◆ INSTRUCTIONS FOR THE TASK:
Omit pictures and quote the listing below line by line, from its start through the line that holds "fs_leg = 22.8".

◆ MATERIAL:

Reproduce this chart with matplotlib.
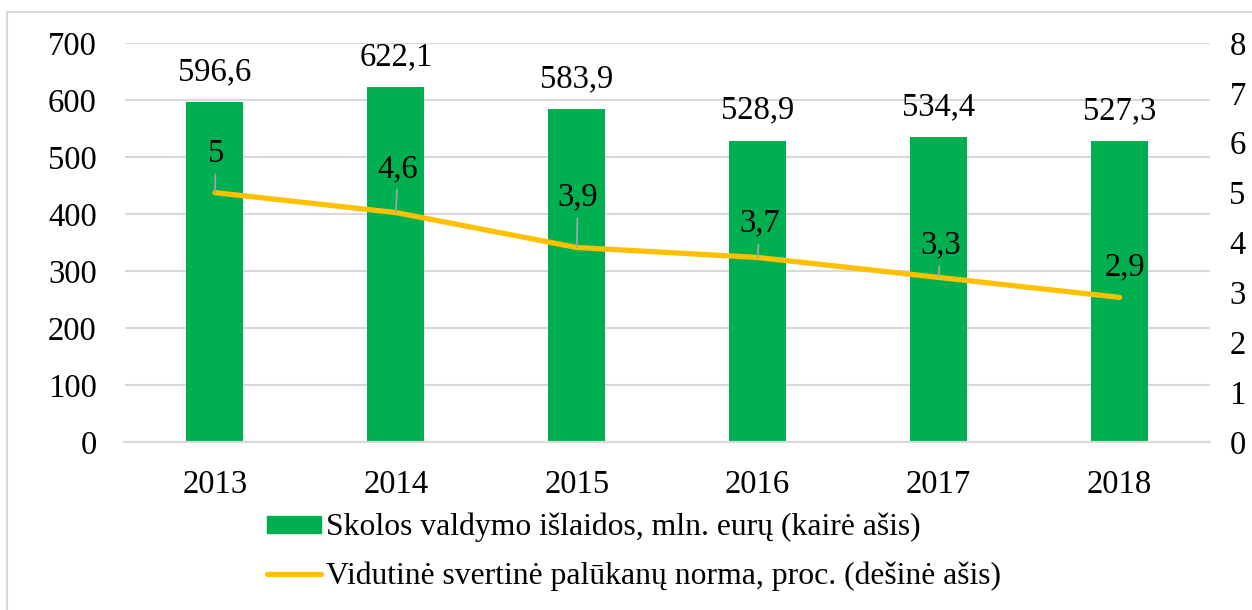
import matplotlib.pyplot as plt
from matplotlib.patches import Rectangle
from matplotlib.lines import Line2D
from matplotlib.patches import Patch

plt.rcParams['font.family'] = ['Liberation Serif', 'DejaVu Serif']

years = ['2013', '2014', '2015', '2016', '2017', '2018']
islaidos = [596.6, 622.1, 583.9, 528.9, 534.4, 527.3]
norma = [5, 4.6, 3.9, 3.7, 3.3, 2.9]
islaidos_lbl = ['596,6', '622,1', '583,9', '528,9', '534,4', '527,3']
norma_lbl = ['5', '4,6', '3,9', '3,7', '3,3', '2,9']

# label offsets above the line points (pixels)
lbl_dy = [39, 44, 50, 34, 32, 30]
lbl_dx = [1, 2, 1, 2, 2, 5]

green = '#00B050'
yellow = '#FFC000'
grid = '#D9D9D9'
fs = 23.5
fs_leg = 22.8

W, H = 1252, 610
fig = plt.figure(figsize=(W / 100, H / 100), dpi=100)
ax = fig.add_axes([124.5 / W, 1 - 442 / H, (1210 - 124.5) / W, (442 - 43) / H])
ax2 = ax.twinx()

x = range(len(years))
ax.bar(x, islaidos, width=0.315, color=green, zorder=2)
ax.set_ylim(0, 700)
ax.set_yticks(range(0, 701, 100))
ax.set_xlim(-0.5, len(years) - 0.5)
ax.set_xticks(list(x))
ax.set_xticklabels(years)
ax.grid(axis='y', color=grid, lw=1.5, zorder=0)
ax.set_axisbelow(True)

for i, v in enumerate(islaidos):
    ax.annotate(islaidos_lbl[i], (i, v), xytext=(0, 30), textcoords='offset pixels',
                ha='center', va='center', fontsize=fs)

ax2.plot(x, norma, color=yellow, lw=3.8, solid_capstyle='round', zorder=3)
ax2.set_ylim(0, 8)
ax2.set_yticks(range(0, 9))

for i, v in enumerate(norma):
    arrow = dict(arrowstyle='-', color='#A6A6A6', lw=1.2, shrinkA=2, shrinkB=0) if i < len(norma) - 1 else None
    ax2.annotate(norma_lbl[i], (i, v), xytext=(lbl_dx[i], lbl_dy[i]), textcoords='offset pixels',
                 ha='center', va='center', fontsize=fs, arrowprops=arrow)

for a in (ax, ax2):
    for s in ['top', 'left', 'right']:
        a.spines[s].set_visible(False)
    a.spines['bottom'].set_color(grid)
    a.spines['bottom'].set_linewidth(1.5)
ax.tick_params(axis='y', length=0, labelsize=fs, pad=20)
ax.tick_params(axis='x', length=0, labelsize=fs, pad=20)
ax2.tick_params(axis='y', length=0, labelsize=fs, pad=14)

handles = [Patch(color=green), Line2D([0], [0], color=yellow, lw=3.8, solid_capstyle='round')]
labels = ['Skolos valdymo išlaidos, mln. eurų (kairė ašis)',
          'Vidutinė svertinė palūkanų norma, proc. (dešinė ašis)']
fig.legend(handles, labels, loc='upper left', bbox_to_anchor=(267 / W, 1 - 513 / H),
           frameon=False, fontsize=fs_leg, handlelength=1.7, handleheight=0.47,
           handletextpad=0.15, labelspacing=0.6, borderpad=0, borderaxespad=0)

fig.add_artist(Rectangle((7 / W, -0.1), 2, 1.1 - 12 / H, transform=fig.transFigure,
                         fill=False, edgecolor=grid, lw=1.5))

fig.savefig('out.png', dpi=100)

◆ FINAL RESULT:
Reproduce this chart with matplotlib.
import matplotlib.pyplot as plt
from matplotlib.patches import Rectangle
from matplotlib.lines import Line2D
from matplotlib.patches import Patch

plt.rcParams['font.family'] = ['Liberation Serif', 'DejaVu Serif']

years = ['2013', '2014', '2015', '2016', '2017', '2018']
islaidos = [596.6, 622.1, 583.9, 528.9, 534.4, 527.3]
norma = [5, 4.6, 3.9, 3.7, 3.3, 2.9]
islaidos_lbl = ['596,6', '622,1', '583,9', '528,9', '534,4', '527,3']
norma_lbl = ['5', '4,6', '3,9', '3,7', '3,3', '2,9']

# label offsets above the line points (pixels)
lbl_dy = [39, 44, 50, 34, 32, 30]
lbl_dx = [1, 2, 1, 2, 2, 5]

green = '#00B050'
yellow = '#FFC000'
grid = '#D9D9D9'
fs = 23.5
fs_leg = 22.8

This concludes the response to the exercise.